Repeat each line exactly, leaving nothing out.

►

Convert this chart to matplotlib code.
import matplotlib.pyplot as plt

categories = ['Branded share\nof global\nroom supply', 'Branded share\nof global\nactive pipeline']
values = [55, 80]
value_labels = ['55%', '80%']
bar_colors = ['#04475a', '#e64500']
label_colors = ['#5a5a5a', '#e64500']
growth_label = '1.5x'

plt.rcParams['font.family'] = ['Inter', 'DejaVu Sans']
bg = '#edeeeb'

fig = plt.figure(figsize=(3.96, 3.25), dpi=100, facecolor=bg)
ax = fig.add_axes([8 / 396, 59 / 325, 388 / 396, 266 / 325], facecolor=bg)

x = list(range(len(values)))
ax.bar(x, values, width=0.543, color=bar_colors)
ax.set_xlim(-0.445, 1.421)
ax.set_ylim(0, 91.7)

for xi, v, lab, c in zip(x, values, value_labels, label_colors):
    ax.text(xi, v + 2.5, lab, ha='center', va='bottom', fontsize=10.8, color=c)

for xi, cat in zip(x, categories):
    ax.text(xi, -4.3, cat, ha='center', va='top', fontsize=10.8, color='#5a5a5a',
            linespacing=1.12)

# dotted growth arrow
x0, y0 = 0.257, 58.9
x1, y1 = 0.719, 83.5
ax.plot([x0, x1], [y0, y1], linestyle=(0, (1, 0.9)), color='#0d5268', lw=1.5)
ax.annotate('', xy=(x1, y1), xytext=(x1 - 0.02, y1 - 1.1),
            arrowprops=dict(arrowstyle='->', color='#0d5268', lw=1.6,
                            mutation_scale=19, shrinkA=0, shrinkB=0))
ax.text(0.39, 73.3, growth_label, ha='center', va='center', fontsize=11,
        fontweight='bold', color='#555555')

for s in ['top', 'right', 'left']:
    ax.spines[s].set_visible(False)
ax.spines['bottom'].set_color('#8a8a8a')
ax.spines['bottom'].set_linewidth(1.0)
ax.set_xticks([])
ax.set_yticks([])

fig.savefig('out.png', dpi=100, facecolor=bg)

◄

Output:
Convert this chart to matplotlib code.
import matplotlib.pyplot as plt

categories = ['Branded share\nof global\nroom supply', 'Branded share\nof global\nactive pipeline']
values = [55, 80]
value_labels = ['55%', '80%']
bar_colors = ['#04475a', '#e64500']
label_colors = ['#5a5a5a', '#e64500']
growth_label = '1.5x'

plt.rcParams['font.family'] = ['Inter', 'DejaVu Sans']
bg = '#edeeeb'

fig = plt.figure(figsize=(3.96, 3.25), dpi=100, facecolor=bg)
ax = fig.add_axes([8 / 396, 59 / 325, 388 / 396, 266 / 325], facecolor=bg)

x = list(range(len(values)))
ax.bar(x, values, width=0.543, color=bar_colors)
ax.set_xlim(-0.445, 1.421)
ax.set_ylim(0, 91.7)

for xi, v, lab, c in zip(x, values, value_labels, label_colors):
    ax.text(xi, v + 2.5, lab, ha='center', va='bottom', fontsize=10.8, color=c)

for xi, cat in zip(x, categories):
    ax.text(xi, -4.3, cat, ha='center', va='top', fontsize=10.8, color='#5a5a5a',
            linespacing=1.12)

# dotted growth arrow
x0, y0 = 0.257, 58.9
x1, y1 = 0.719, 83.5
ax.plot([x0, x1], [y0, y1], linestyle=(0, (1, 0.9)), color='#0d5268', lw=1.5)
ax.annotate('', xy=(x1, y1), xytext=(x1 - 0.02, y1 - 1.1),
            arrowprops=dict(arrowstyle='->', color='#0d5268', lw=1.6,
                            mutation_scale=19, shrinkA=0, shrinkB=0))
ax.text(0.39, 73.3, growth_label, ha='center', va='center', fontsize=11,
        fontweight='bold', color='#555555')

for s in ['top', 'right', 'left']:
    ax.spines[s].set_visible(False)
ax.spines['bottom'].set_color('#8a8a8a')
ax.spines['bottom'].set_linewidth(1.0)
ax.set_xticks([])
ax.set_yticks([])

fig.savefig('out.png', dpi=100, facecolor=bg)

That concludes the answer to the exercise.